** begin Material for the task **
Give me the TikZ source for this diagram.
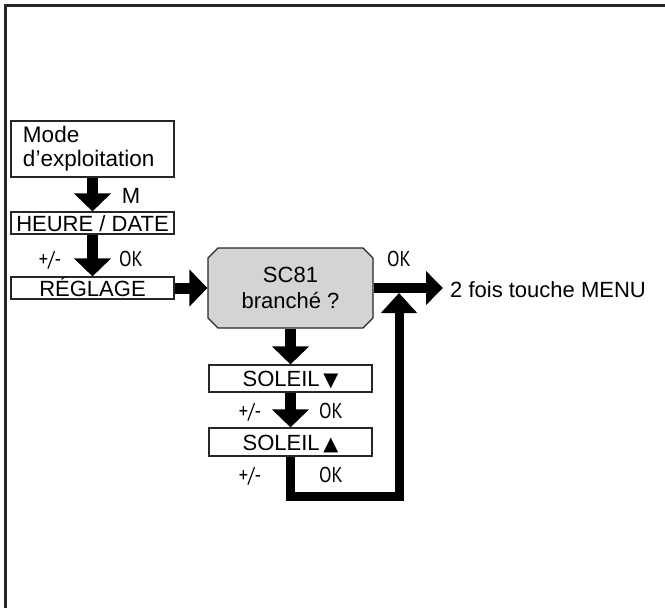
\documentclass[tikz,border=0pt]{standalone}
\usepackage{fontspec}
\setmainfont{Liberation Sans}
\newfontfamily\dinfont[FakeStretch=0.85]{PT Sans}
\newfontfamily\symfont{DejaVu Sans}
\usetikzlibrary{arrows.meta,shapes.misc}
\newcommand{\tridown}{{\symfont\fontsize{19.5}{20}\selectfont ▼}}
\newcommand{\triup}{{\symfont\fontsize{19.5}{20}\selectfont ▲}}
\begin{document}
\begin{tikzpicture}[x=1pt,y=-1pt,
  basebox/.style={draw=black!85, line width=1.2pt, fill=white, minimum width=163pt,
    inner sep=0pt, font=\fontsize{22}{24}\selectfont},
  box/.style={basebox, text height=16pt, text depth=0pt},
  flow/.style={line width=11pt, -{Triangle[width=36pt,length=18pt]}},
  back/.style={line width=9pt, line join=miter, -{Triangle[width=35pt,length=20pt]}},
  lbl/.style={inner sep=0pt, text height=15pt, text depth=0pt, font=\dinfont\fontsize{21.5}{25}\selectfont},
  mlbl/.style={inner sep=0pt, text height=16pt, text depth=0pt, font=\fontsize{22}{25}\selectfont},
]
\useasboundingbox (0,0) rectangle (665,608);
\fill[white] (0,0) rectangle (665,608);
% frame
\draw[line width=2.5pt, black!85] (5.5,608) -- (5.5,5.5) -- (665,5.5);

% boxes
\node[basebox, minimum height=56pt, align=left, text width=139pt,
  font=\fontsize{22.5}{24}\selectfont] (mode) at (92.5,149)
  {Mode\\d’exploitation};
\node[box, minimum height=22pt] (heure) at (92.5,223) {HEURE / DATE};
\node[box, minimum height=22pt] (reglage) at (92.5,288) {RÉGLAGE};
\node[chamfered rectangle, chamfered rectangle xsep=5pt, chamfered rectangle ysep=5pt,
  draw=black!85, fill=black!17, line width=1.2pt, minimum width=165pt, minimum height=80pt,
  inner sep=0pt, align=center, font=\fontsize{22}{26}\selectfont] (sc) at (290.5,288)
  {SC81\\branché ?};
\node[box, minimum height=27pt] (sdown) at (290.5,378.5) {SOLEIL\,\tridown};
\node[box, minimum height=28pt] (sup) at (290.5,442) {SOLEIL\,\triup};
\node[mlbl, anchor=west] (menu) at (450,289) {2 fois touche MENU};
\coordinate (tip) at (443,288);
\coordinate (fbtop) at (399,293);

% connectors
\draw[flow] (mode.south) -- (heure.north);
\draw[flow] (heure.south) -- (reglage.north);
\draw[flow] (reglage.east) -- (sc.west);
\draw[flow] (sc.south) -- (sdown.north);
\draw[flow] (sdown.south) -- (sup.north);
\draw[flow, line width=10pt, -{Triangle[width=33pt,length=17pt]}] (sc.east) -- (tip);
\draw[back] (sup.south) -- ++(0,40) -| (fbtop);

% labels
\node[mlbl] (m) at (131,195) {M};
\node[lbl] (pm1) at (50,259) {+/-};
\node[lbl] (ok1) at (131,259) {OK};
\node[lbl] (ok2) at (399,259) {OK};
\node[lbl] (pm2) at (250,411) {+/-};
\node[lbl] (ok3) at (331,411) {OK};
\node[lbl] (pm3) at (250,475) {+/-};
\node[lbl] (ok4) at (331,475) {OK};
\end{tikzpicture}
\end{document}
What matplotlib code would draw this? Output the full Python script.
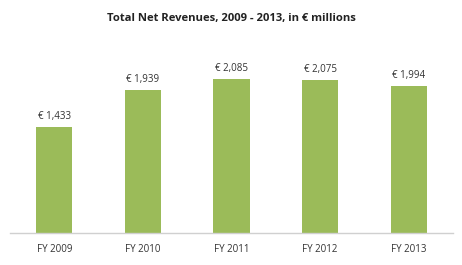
** end Material for the task **
• _Given exercise_
Quote all the lines above exactly as given. Do not include the pictures.

• _The solution_
Give me the TikZ source for this diagram.
\documentclass[tikz,border=0pt]{standalone}
\usepackage{fontspec}
\setmainfont{Liberation Sans}
\newfontfamily\dinfont[FakeStretch=0.85]{PT Sans}
\newfontfamily\symfont{DejaVu Sans}
\usetikzlibrary{arrows.meta,shapes.misc}
\newcommand{\tridown}{{\symfont\fontsize{19.5}{20}\selectfont ▼}}
\newcommand{\triup}{{\symfont\fontsize{19.5}{20}\selectfont ▲}}
\begin{document}
\begin{tikzpicture}[x=1pt,y=-1pt,
  basebox/.style={draw=black!85, line width=1.2pt, fill=white, minimum width=163pt,
    inner sep=0pt, font=\fontsize{22}{24}\selectfont},
  box/.style={basebox, text height=16pt, text depth=0pt},
  flow/.style={line width=11pt, -{Triangle[width=36pt,length=18pt]}},
  back/.style={line width=9pt, line join=miter, -{Triangle[width=35pt,length=20pt]}},
  lbl/.style={inner sep=0pt, text height=15pt, text depth=0pt, font=\dinfont\fontsize{21.5}{25}\selectfont},
  mlbl/.style={inner sep=0pt, text height=16pt, text depth=0pt, font=\fontsize{22}{25}\selectfont},
]
\useasboundingbox (0,0) rectangle (665,608);
\fill[white] (0,0) rectangle (665,608);
% frame
\draw[line width=2.5pt, black!85] (5.5,608) -- (5.5,5.5) -- (665,5.5);

% boxes
\node[basebox, minimum height=56pt, align=left, text width=139pt,
  font=\fontsize{22.5}{24}\selectfont] (mode) at (92.5,149)
  {Mode\\d’exploitation};
\node[box, minimum height=22pt] (heure) at (92.5,223) {HEURE / DATE};
\node[box, minimum height=22pt] (reglage) at (92.5,288) {RÉGLAGE};
\node[chamfered rectangle, chamfered rectangle xsep=5pt, chamfered rectangle ysep=5pt,
  draw=black!85, fill=black!17, line width=1.2pt, minimum width=165pt, minimum height=80pt,
  inner sep=0pt, align=center, font=\fontsize{22}{26}\selectfont] (sc) at (290.5,288)
  {SC81\\branché ?};
\node[box, minimum height=27pt] (sdown) at (290.5,378.5) {SOLEIL\,\tridown};
\node[box, minimum height=28pt] (sup) at (290.5,442) {SOLEIL\,\triup};
\node[mlbl, anchor=west] (menu) at (450,289) {2 fois touche MENU};
\coordinate (tip) at (443,288);
\coordinate (fbtop) at (399,293);

% connectors
\draw[flow] (mode.south) -- (heure.north);
\draw[flow] (heure.south) -- (reglage.north);
\draw[flow] (reglage.east) -- (sc.west);
\draw[flow] (sc.south) -- (sdown.north);
\draw[flow] (sdown.south) -- (sup.north);
\draw[flow, line width=10pt, -{Triangle[width=33pt,length=17pt]}] (sc.east) -- (tip);
\draw[back] (sup.south) -- ++(0,40) -| (fbtop);

% labels
\node[mlbl] (m) at (131,195) {M};
\node[lbl] (pm1) at (50,259) {+/-};
\node[lbl] (ok1) at (131,259) {OK};
\node[lbl] (ok2) at (399,259) {OK};
\node[lbl] (pm2) at (250,411) {+/-};
\node[lbl] (ok3) at (331,411) {OK};
\node[lbl] (pm3) at (250,475) {+/-};
\node[lbl] (ok4) at (331,475) {OK};
\end{tikzpicture}
\end{document}
What matplotlib code would draw this? Output the full Python script.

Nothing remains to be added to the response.